[Records contained in a dataset]
++++++++++++++++++++
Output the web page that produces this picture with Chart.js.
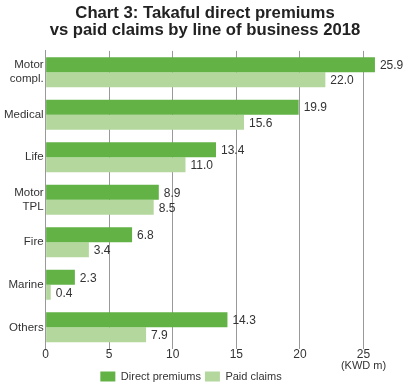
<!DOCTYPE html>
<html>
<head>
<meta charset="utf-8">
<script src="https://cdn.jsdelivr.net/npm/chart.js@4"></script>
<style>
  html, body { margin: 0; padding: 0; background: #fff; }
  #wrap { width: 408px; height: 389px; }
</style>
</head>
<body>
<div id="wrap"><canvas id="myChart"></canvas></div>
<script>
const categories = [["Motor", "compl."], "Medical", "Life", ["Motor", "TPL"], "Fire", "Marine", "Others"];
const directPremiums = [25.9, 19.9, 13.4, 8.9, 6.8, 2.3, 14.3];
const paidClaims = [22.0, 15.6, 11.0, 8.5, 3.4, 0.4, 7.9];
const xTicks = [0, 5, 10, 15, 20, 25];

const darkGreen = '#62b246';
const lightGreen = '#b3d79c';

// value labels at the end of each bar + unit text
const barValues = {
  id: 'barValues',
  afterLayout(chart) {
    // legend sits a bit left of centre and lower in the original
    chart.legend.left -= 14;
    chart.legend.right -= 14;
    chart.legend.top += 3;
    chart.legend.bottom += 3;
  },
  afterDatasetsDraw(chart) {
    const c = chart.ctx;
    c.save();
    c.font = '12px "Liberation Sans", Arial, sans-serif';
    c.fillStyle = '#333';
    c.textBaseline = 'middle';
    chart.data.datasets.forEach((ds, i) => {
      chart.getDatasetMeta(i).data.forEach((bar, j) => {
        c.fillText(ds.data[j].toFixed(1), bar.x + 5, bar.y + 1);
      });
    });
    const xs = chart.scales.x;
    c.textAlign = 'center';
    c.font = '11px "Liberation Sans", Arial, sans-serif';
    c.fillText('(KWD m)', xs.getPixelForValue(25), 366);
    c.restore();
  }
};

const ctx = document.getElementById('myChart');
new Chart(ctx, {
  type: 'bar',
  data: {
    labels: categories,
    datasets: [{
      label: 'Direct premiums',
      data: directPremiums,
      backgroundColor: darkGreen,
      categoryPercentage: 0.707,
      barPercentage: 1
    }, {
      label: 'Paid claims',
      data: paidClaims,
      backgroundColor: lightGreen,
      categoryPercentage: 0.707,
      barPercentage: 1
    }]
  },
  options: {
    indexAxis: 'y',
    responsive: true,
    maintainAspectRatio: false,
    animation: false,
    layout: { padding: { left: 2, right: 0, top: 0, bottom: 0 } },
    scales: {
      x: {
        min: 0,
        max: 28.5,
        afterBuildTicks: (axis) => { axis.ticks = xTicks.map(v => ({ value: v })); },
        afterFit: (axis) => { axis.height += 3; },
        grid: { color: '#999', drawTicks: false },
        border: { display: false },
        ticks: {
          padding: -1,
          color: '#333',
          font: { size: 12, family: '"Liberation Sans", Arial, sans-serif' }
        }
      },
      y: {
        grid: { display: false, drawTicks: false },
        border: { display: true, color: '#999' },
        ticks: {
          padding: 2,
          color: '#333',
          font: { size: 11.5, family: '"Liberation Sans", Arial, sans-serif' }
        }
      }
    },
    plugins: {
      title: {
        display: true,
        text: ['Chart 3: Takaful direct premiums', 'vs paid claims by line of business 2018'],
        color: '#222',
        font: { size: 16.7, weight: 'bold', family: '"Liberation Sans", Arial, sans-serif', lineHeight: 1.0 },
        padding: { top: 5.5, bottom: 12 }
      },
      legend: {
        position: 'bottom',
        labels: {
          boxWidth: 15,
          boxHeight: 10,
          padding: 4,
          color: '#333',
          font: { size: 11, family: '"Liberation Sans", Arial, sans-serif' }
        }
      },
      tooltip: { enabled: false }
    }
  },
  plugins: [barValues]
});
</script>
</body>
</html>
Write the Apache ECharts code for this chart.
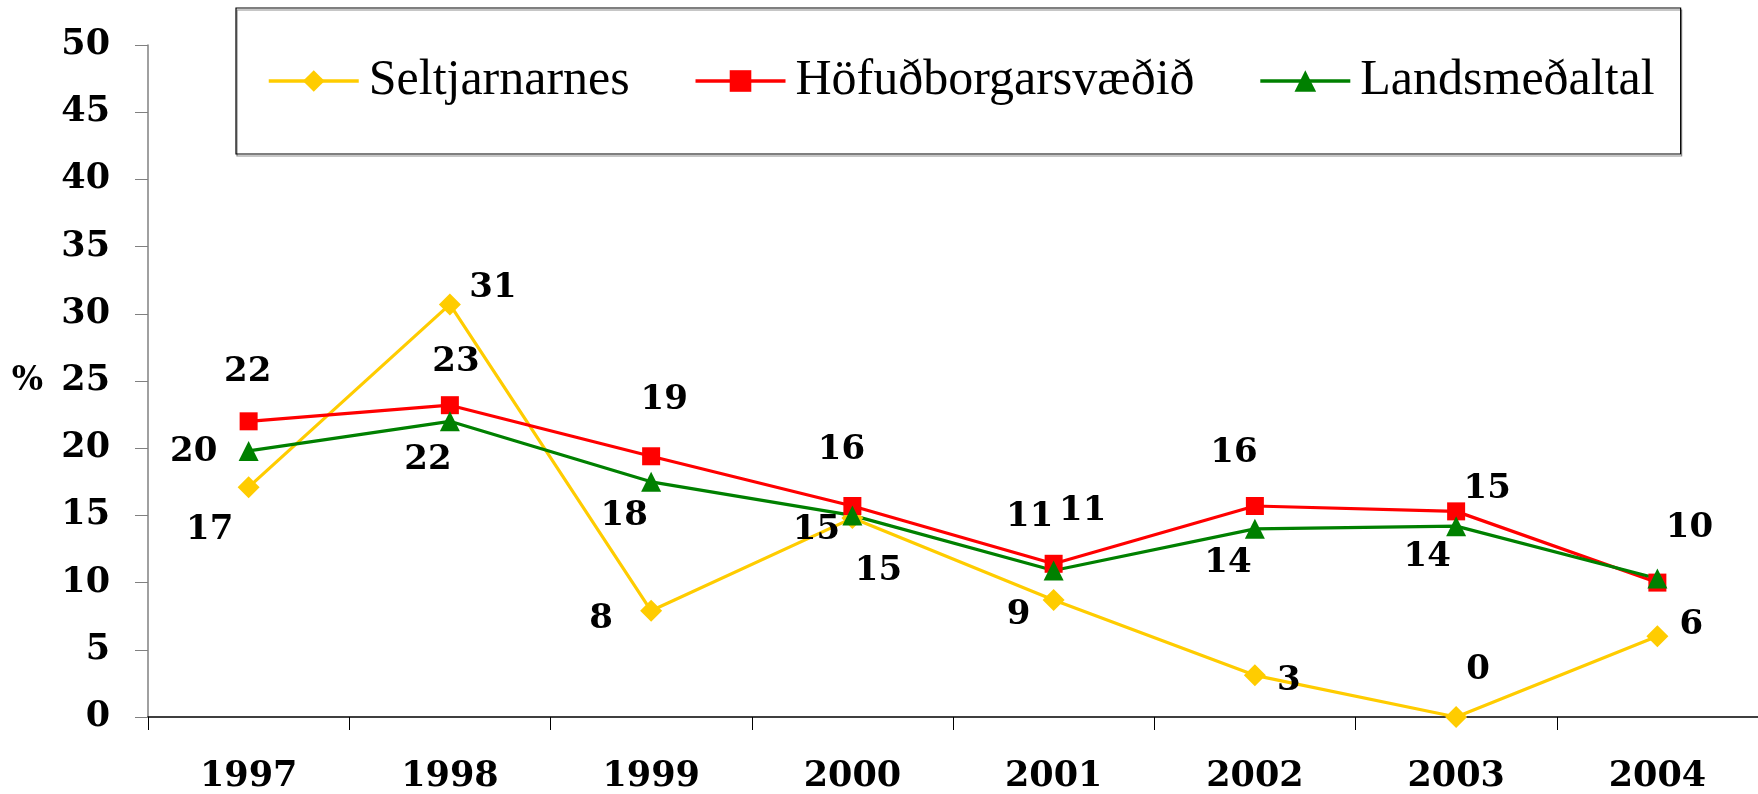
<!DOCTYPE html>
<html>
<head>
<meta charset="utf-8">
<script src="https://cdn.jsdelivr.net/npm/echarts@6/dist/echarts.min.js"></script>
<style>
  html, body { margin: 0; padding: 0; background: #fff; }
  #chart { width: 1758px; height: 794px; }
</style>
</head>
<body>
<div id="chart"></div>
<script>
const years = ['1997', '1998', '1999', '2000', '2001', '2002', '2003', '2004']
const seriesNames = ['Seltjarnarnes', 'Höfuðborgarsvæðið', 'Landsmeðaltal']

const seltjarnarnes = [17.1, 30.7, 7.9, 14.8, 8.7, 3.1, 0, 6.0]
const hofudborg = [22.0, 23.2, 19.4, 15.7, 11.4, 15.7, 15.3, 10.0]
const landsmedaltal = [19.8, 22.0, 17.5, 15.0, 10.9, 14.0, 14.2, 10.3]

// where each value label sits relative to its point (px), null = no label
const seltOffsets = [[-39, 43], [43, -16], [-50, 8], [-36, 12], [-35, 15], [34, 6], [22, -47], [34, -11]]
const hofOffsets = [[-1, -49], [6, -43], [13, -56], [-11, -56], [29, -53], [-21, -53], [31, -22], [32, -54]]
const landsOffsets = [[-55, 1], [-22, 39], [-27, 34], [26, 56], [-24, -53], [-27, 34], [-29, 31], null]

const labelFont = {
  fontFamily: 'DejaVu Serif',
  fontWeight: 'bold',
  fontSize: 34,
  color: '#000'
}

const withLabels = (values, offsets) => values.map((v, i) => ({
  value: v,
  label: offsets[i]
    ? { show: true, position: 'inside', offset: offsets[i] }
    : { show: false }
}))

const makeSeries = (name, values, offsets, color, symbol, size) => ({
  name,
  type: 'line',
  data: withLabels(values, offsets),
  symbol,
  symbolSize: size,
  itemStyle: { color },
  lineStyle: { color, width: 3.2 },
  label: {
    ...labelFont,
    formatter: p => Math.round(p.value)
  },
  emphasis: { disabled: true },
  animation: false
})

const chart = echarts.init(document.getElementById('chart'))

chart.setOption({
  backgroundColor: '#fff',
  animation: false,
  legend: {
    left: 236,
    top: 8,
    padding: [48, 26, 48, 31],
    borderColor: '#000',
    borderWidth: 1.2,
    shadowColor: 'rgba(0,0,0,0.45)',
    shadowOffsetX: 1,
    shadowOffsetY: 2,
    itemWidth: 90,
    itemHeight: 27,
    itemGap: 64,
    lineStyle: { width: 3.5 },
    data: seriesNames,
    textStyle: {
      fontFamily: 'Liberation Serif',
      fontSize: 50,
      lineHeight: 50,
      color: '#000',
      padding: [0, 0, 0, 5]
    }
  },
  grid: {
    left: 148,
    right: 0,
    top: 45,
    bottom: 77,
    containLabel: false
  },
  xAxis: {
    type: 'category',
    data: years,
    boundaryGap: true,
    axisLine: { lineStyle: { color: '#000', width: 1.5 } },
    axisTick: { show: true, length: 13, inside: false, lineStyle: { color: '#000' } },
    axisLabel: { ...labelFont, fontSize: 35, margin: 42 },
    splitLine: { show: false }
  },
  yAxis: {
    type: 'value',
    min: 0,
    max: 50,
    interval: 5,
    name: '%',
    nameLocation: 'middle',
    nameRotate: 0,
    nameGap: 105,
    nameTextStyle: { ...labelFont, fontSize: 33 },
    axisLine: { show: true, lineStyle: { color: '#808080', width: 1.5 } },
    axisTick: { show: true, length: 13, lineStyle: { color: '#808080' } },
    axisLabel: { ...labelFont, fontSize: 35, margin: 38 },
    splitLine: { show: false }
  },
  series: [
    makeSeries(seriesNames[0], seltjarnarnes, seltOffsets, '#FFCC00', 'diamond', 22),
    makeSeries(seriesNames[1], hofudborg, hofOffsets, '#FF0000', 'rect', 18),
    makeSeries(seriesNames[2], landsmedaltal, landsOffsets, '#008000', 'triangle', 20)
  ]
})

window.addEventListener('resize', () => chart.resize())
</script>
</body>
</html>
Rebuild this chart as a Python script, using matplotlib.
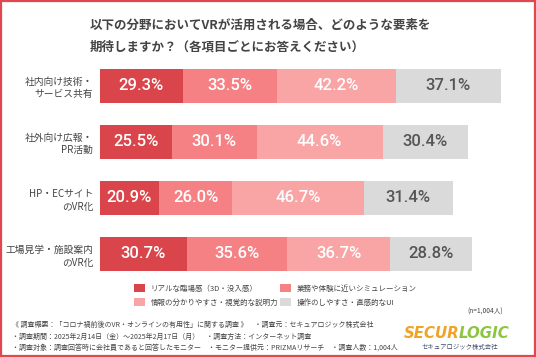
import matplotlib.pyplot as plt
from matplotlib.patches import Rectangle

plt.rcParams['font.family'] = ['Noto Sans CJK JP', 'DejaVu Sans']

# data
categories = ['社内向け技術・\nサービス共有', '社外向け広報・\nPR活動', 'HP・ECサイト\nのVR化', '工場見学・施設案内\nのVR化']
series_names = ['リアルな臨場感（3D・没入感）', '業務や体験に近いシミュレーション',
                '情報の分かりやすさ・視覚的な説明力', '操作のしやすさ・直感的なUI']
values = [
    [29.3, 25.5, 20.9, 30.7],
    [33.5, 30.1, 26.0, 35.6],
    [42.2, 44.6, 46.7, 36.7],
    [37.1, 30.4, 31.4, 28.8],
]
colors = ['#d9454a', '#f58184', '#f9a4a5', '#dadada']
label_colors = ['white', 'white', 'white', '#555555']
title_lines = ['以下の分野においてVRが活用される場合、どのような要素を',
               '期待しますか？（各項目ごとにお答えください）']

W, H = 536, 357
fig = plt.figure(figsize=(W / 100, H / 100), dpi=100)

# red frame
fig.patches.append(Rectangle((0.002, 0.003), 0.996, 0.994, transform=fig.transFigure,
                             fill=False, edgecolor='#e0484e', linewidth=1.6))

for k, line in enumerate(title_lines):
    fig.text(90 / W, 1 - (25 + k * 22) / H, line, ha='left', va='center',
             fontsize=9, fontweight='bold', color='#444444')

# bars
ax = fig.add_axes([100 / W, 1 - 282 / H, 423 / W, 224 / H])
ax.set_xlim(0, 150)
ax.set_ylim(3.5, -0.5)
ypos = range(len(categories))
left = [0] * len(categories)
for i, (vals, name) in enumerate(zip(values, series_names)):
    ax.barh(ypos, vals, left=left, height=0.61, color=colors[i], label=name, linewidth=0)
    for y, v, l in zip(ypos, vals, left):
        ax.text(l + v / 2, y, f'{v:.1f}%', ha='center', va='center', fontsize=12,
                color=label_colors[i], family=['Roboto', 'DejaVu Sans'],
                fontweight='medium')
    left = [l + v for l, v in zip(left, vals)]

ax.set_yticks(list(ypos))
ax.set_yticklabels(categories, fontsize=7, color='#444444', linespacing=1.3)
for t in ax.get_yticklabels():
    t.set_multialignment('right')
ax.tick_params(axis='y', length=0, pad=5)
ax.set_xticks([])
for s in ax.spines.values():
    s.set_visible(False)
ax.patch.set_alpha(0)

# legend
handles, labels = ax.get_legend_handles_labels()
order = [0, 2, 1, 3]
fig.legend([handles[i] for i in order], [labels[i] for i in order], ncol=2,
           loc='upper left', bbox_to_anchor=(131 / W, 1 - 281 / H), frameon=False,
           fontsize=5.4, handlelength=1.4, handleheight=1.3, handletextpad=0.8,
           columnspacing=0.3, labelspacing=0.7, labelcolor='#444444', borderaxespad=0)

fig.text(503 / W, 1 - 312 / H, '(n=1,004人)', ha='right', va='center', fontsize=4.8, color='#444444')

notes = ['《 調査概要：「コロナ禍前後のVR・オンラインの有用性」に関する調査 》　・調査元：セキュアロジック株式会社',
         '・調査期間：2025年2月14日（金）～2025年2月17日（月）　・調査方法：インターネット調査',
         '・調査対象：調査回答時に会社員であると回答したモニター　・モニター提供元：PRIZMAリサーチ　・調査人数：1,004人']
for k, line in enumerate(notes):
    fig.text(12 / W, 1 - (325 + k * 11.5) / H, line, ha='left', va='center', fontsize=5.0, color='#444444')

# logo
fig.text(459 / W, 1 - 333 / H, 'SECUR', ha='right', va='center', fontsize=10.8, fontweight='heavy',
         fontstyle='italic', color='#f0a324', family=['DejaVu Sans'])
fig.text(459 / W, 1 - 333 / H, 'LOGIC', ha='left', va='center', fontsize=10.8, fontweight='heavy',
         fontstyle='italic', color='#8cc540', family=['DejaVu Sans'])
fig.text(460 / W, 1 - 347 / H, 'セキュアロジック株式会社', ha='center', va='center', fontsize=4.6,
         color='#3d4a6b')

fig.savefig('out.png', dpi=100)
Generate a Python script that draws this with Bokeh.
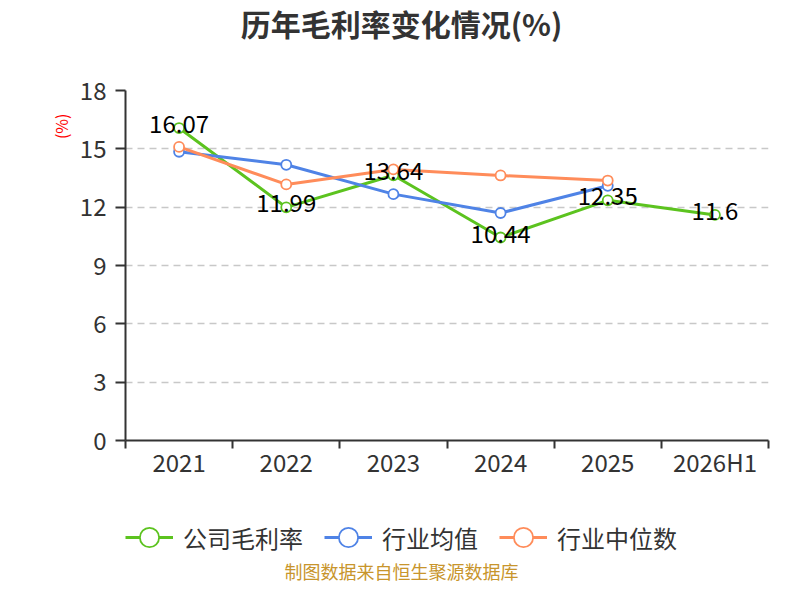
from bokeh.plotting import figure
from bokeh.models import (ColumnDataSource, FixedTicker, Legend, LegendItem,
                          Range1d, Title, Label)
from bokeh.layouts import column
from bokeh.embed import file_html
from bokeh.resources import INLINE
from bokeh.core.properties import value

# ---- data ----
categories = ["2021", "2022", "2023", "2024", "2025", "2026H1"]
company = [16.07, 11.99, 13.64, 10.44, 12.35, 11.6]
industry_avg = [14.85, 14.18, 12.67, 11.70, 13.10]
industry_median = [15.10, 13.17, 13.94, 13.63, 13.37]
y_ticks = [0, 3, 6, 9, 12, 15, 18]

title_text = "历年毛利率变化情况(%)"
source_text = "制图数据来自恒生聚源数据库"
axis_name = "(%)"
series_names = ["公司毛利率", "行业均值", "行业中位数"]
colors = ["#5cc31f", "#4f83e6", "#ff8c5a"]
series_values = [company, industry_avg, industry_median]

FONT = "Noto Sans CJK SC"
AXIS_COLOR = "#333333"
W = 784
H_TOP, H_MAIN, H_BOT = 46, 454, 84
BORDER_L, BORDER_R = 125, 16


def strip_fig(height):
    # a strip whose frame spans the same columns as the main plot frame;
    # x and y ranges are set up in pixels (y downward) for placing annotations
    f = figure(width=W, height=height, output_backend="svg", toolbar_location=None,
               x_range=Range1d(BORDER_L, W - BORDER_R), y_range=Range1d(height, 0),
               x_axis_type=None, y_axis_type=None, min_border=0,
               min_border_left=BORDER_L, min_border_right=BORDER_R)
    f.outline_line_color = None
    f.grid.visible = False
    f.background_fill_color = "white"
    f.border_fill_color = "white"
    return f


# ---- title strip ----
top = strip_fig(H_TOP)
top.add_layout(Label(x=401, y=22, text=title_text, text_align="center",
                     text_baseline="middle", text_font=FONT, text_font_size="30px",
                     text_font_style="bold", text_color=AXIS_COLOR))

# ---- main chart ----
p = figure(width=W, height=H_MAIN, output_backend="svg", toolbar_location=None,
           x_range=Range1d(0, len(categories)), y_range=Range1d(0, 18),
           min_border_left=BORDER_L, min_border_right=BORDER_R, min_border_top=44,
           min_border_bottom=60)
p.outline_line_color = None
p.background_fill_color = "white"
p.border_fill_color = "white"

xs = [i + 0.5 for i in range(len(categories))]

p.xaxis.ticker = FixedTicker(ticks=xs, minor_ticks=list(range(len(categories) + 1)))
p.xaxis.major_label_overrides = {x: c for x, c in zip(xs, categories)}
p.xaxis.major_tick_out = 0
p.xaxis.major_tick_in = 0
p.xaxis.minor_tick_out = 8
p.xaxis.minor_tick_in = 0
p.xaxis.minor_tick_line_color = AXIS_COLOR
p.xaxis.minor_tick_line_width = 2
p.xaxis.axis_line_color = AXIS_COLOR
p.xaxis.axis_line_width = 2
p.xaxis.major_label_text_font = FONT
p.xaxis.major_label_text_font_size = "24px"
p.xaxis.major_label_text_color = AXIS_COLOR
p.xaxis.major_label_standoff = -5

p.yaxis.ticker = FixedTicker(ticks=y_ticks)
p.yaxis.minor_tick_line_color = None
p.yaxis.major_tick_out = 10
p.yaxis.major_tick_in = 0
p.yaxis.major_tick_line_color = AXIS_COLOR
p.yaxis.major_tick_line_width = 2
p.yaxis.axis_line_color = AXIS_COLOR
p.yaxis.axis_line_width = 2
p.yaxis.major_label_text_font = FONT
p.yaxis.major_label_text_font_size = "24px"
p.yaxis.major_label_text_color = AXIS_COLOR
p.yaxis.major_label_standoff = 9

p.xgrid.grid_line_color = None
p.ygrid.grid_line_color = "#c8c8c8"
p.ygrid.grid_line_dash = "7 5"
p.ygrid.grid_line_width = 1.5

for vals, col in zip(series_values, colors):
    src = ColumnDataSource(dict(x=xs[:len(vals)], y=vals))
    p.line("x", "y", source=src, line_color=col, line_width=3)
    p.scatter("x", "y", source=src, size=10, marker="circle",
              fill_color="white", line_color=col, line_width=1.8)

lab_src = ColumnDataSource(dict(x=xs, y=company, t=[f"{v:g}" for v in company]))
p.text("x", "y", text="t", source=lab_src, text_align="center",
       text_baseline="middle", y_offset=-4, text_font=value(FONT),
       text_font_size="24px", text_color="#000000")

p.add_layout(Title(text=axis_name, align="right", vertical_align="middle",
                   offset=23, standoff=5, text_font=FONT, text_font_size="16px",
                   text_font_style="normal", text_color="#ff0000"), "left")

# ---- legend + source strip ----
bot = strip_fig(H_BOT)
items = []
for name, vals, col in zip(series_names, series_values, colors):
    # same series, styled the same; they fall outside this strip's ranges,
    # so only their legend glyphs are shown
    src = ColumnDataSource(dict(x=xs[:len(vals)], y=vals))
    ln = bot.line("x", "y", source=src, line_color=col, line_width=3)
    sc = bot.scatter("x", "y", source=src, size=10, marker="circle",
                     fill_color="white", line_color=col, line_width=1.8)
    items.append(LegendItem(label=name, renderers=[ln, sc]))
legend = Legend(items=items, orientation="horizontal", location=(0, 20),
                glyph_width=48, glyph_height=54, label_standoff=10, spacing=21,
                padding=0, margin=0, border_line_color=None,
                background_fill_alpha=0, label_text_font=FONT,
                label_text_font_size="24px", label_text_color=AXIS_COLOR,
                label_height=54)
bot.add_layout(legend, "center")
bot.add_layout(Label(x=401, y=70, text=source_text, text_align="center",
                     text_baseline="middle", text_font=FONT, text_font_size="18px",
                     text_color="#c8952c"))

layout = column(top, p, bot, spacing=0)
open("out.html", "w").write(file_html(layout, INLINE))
++++++++++++++++++++
_Task directions_: Begin with the line that contains "Generate a Python" and end with the line that contains "BORDER_L, BORDER_R = 125, 16"; write out both and all lines between exactly, but no pictures.

_Problem solution_:
Generate a Python script that draws this with Bokeh.
from bokeh.plotting import figure
from bokeh.models import (ColumnDataSource, FixedTicker, Legend, LegendItem,
                          Range1d, Title, Label)
from bokeh.layouts import column
from bokeh.embed import file_html
from bokeh.resources import INLINE
from bokeh.core.properties import value

# ---- data ----
categories = ["2021", "2022", "2023", "2024", "2025", "2026H1"]
company = [16.07, 11.99, 13.64, 10.44, 12.35, 11.6]
industry_avg = [14.85, 14.18, 12.67, 11.70, 13.10]
industry_median = [15.10, 13.17, 13.94, 13.63, 13.37]
y_ticks = [0, 3, 6, 9, 12, 15, 18]

title_text = "历年毛利率变化情况(%)"
source_text = "制图数据来自恒生聚源数据库"
axis_name = "(%)"
series_names = ["公司毛利率", "行业均值", "行业中位数"]
colors = ["#5cc31f", "#4f83e6", "#ff8c5a"]
series_values = [company, industry_avg, industry_median]

FONT = "Noto Sans CJK SC"
AXIS_COLOR = "#333333"
W = 784
H_TOP, H_MAIN, H_BOT = 46, 454, 84
BORDER_L, BORDER_R = 125, 16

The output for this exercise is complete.